Starting in September German TV viewers won't have to put up with disproportionately loud commercials, trailers, or pop music interludes. A new volume standard could lead to more dynamic sound quality.
It has happened to everyone - when watching the news or listening to some quiet music on the radio when an advertising block starts by blaring music that overwhelms every other sound in the room. Until now, Germans - like everyone else - were left searching for the remote control to quickly turn down the volume.
But the new R128 loudness standard, which is endorsed by the European Broadcasting Union, came into effect September 1. The rule is simple - a program's audio level must remain within the bounds of a well-defined framework. But that hasn't stopped the advertising industry from getting sounds across at the levels it wants in commercials.
Analyzing the peaks
When measuring sound on a wave form, loud commercials technically have the same level as quiet sounding voice contributions. A pop song reaches the same peak levels as a relaxed jazz interpretation. That one is clearly louder than the other is due to a trick used by producers called compression.
"It ensures that the quietist places are as loud as possible within a program, and the loudest places remain as loud as they are," said Jörg Morawetz, a DW sound engineer. "The quiet parts in a program are brought up closer to the loud parts.”
Advertisers use compression so listeners can still hear commercials even if they leave the room. But it is not an enjoyable listening experience because it alters the so-called dynamics of the sound signal. Instead of experiencing the full range between the softest and loudest sounds, when using dynamics a whisper can sound just like the bang of a drum.
Dynamics mean range
Loud and condensed audio may seem brisk and probably drives blood pressure up, but it isn't loud in an acoustic sense.
"During a nice program it seems very quiet at times or even very loud," said Morawetz.
Dynamics are desired because they create versatility and variety. The greater the dynamics the better and audio track sounds to the human ear. But when compressed advertising roars out of the TV screen the listening pleasure is over.
Now instead of measuring sound by peak levels on a wave form, the new law calls for sound to be measured by it loudness. A new unit called a Loudness Unit (LU) will be used for measurement. An LU is the same decibel level that was valid before but with one crucial difference - the loudness measurement samples the level over a much longer period of time.

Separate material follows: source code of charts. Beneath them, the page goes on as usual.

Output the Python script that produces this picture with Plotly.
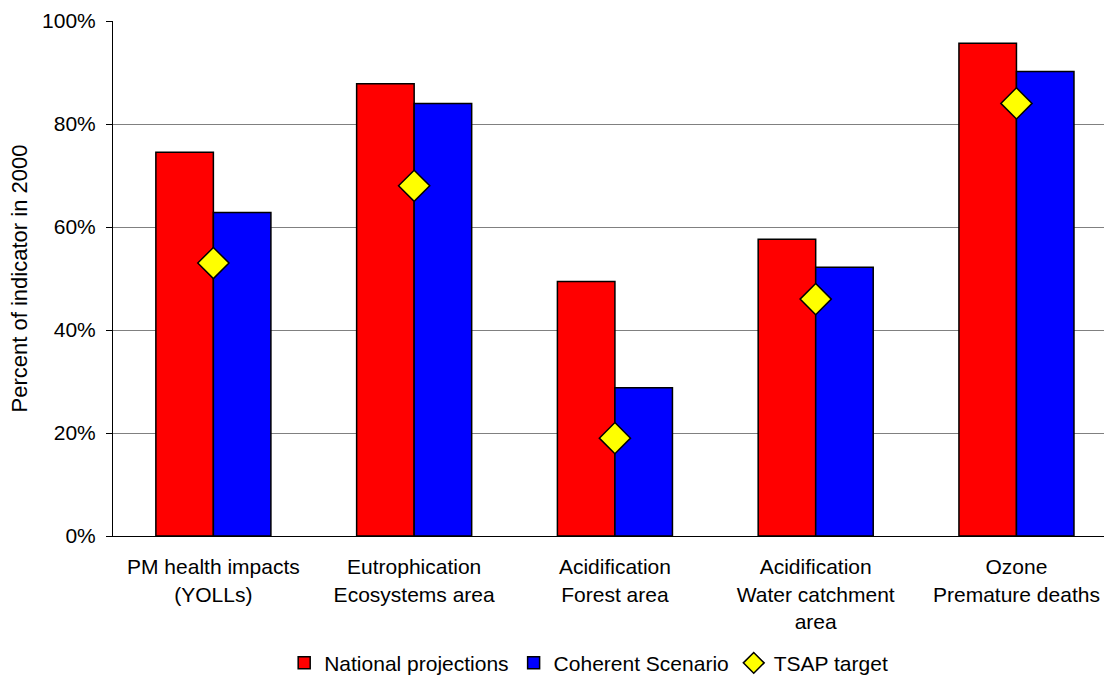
import plotly.graph_objects as go

# Indicator categories (multi-line labels)
categories = [
    "PM health impacts<br>(YOLLs)",
    "Eutrophication<br>Ecosystems area",
    "Acidification<br>Forest area",
    "Acidification<br>Water catchment<br>area",
    "Ozone<br>Premature deaths",
]

# Percent of indicator in 2000
national_projections = [74.5, 87.8, 49.4, 57.6, 95.7]
coherent_scenario = [62.8, 84.0, 28.8, 52.2, 90.2]
tsap_target = [53.0, 68.0, 19.0, 46.0, 84.0]

y_ticks = [0, 20, 40, 60, 80, 100]
y_tick_labels = [f"{v}%" for v in y_ticks]

FONT = "Liberation Sans, Arial, sans-serif"

fig = go.Figure()

fig.add_trace(go.Bar(
    x=categories, y=national_projections, name="National projections",
    marker=dict(color="#FF0000", line=dict(color="#000000", width=1.5)),
))
fig.add_trace(go.Bar(
    x=categories, y=coherent_scenario, name="Coherent Scenario",
    marker=dict(color="#0000FF", line=dict(color="#000000", width=1.5)),
))
fig.add_trace(go.Scatter(
    x=categories, y=tsap_target, name="TSAP target", mode="markers",
    marker=dict(symbol="diamond", size=24, color="#FFFF00",
                line=dict(color="#000000", width=1.5)),
))

fig.update_layout(
    width=1104, height=678,
    margin=dict(l=113, r=0, t=21, b=142, autoexpand=False),
    paper_bgcolor="white", plot_bgcolor="white",
    font=dict(family=FONT, size=21, color="#000000"),
    barmode="group", bargap=0.427, bargroupgap=0,
    showlegend=True,
    legend=dict(
        orientation="h", x=0.48, xanchor="center", y=-0.247, yanchor="middle",
        xref="paper", yref="paper",
        font=dict(family=FONT, size=21, color="#000000"),
        itemwidth=30, tracegroupgap=0, traceorder="normal",
    ),
    xaxis=dict(
        range=[-0.5, 4.436], showline=True, linecolor="#000000", linewidth=1,
        showgrid=False, ticks="", tickfont=dict(size=21),
        ticklabelstandoff=12,
    ),
    yaxis=dict(
        range=[0, 100], tickmode="array", tickvals=y_ticks, ticktext=y_tick_labels,
        showline=True, linecolor="#000000", linewidth=1,
        showgrid=True, gridcolor="#808080", gridwidth=1,
        ticks="outside", ticklen=6, tickcolor="#000000",
        tickfont=dict(size=21), ticklabelstandoff=6,
        zeroline=False,
        title=dict(text="Percent of indicator in 2000", font=dict(size=22), standoff=8),
    ),
)

fig.write_html("out.html")
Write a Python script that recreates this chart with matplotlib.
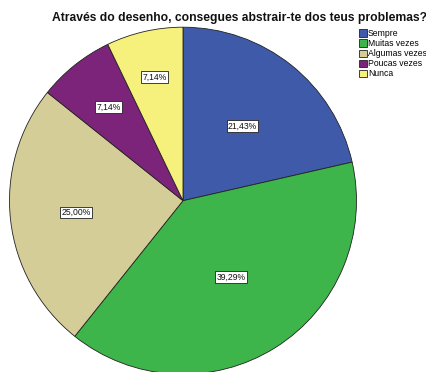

"Up till now signals with a time interval of 10 milliseconds have been involved in the measurement," said Morawetz, who was responsible for the loudness project at Deutsche Welle. "That took into account very short peaks in the audio signal that pushed up the measuring instrument's level even though the peaks are sometimes so short that a person listening cannot hear the sound."
Instead of a 10-millisecond interval, the new rule calls for a 400-millisecond interval.
"That is almost half a second and as a result this measurement method conforms closer to the way people hear," Morawetz said.
Hoping for a better sound
Initially the goal was to tone down loud, compressed audio. Over the medium-term, the new rules could develop to be even more effective. "One would hope that, in the future, advertising producers will have more dynamics in their programs," said the engineer.
Soon commercials will not only sound less loud, but may even become pleasant to listen to - at least as far as the technical acoustics are concerned.